PHASE RING

RING OF HANGING MUSICAL PENDULUMS, 2013

ANDREW CAVATORTA [US]

All natural oscillators work by converting one form of energy into another and back again: the kinetic and spring-potential energy in a plucked string, the wave energies and spongy compression and rarefaction of air in organ pipes, the electric charges and magnetic fluxes of an LC circuit in an analogue synthesiser. 

Pendulums are natural oscillators. They convert gravitational potential energy into kinetic energy and back again. Their natural steady periods would make them ideal for producing tones, except for the fact that the periods of all practically-sized pendulums are far below the human hearing range. Indeed, to produce a tone as high as 500Hz, a pendulum would need to be about one micron in length, or 1/20 the width of a human cell. So in this experiment with music and pendulums, we use the pendulums for another aspect of music: rhythm. 

The Phase Ring is a very physical interactive music installation and a hypnotic exploration of the infinite within the finite. It is comprised of a large circle of free-swinging pendulums, which each play a note as they swing through the bottoms of their slow arcs. A viewer sets the pendulums moving by hand.
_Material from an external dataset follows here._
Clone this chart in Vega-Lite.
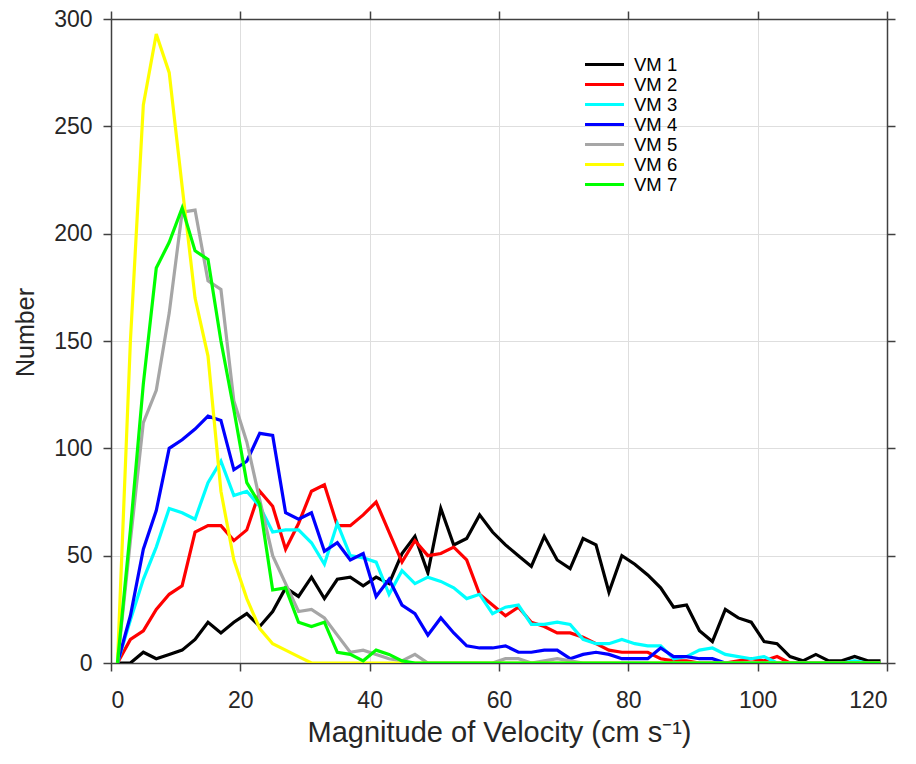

The notes and periods are predetermined. But an infinite number of simple songs can be discovered by changing the order and timing of the swings. 

How much feeling and meaning can we discover in music when the oscillations are so simple that only the phase of the notes can change? Phase Ring will allow us to find out. 

PHASE RING

About the artist: 

Andrew Cavatorta grew up largely unsupervised in the pine-covered Northeastern United States. He moved to New York City at the age of 17, where he encountered great pressure to acquire entirely new manners, hygienic habits, and an outward persona. He found this process was much easier if he secretly pretended to be a robot. This left him with a lifelong interest in how we use robots and the idea of robots as a lens through which to see ourselves. He now creates robots, experimental musical machinery, museum exhibits, big ideas and lots of software. He is the former Director of Engineering for Ensemble Robot and holds a master’s degree from the MIT Media Lab.